A feature introduced in Premia is the option to sell options back to the pool anytime. Before this feature, traders had to find a counterparty to accept the trade on a NFT marketplace to sell their options before expiration. This feature provides added convenience for traders, as they can now sell their options back to the pool without waiting for expiration or finding a counterparty. It also benefits liquidity providers as they can pull their capital out early or place it in a new position, allowing them to earn on several positions.
The $PREMIA token accrues value to token holders through its liquidity mining program and staking mechanisms. The Cross-Chain Liquidity Mining Fund received the highest token allocation at 30%. Liquidity providers receive $PREMIA tokens as compensation for lending their assets. Stakers of $PREMIA tokens collect the bulk, an estimated 80%, of the protocol's fees. All $PREMIA holders also have governance rights, meaning they can vote on new proposals and protocol decisions. Those who own at least 100 $PREMIA tokens can submit Community Proposals regarding changes to Premia's features and the protocol's future roadmap.
Premia charges fees to support the growth and long-term sustainability of the protocol. These fees include the following:
- Option buyers are charged a 3% Protocol Fee at the time of purchase, which is charged on the option's base price and included in the quote provided to the buyer.
- Liquidity providers (LPs) are charged a 2.5% Utilisation Fee. This fee is a recently introduced feature that replaced the 3% Exercise Fee. The problem with the Exercise Fee was that it charged option buyers a second time for the same transaction, and there were no fees for options that expired out-of-the-money but utilized capital. This resulted in unbalanced fee incentives.

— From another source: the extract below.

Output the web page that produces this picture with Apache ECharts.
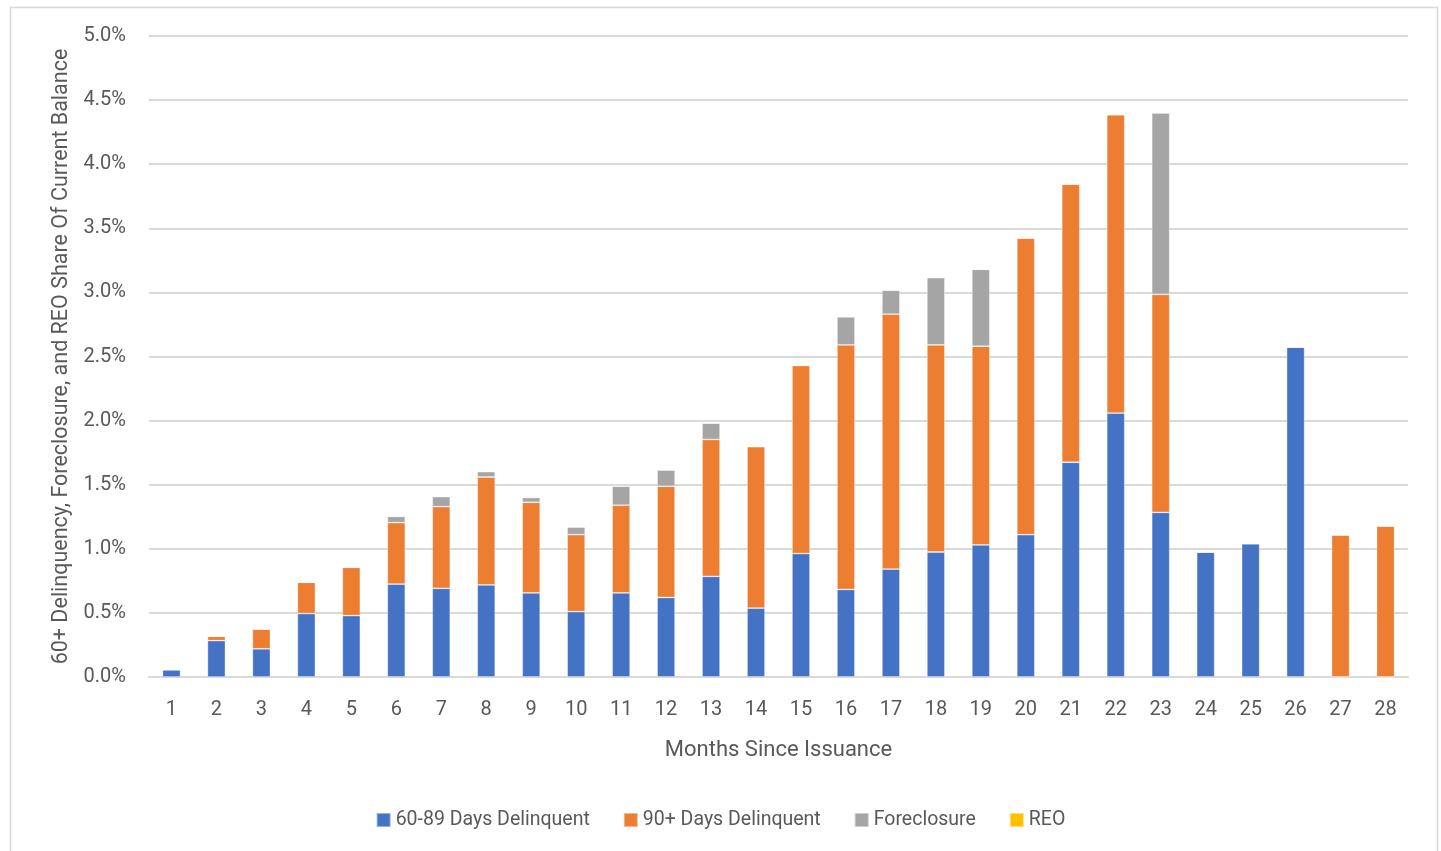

The new Utilisation Fee is a 2.5% annualized interest rate, calculated based on the amount of capital locked and the period the capital was utilized. It is paid by the LP at settlement (exercise, secondary sale, or expiry) and taken from the collateral stored in the option.
To reward supporters of the protocol, 80% of the fees collected are paid as a protocol fee to $PREMIA stakers. The remaining 20% of the fees go to the PREMIA treasury. This incentivizes users to support the growth and long-term sustainability of the protocol by providing liquidity and staking their tokens.
DeFi options markets are in their early stages, with most of the growth in recent months coming from liquidity providers attracted to higher yields than traditional DeFi platforms. Despite this, demand for options remains low, presenting challenges and opportunities for innovation. Protocols like Premia will be successful not by capturing a significant market share but by adapting to market conditions and developing advanced features.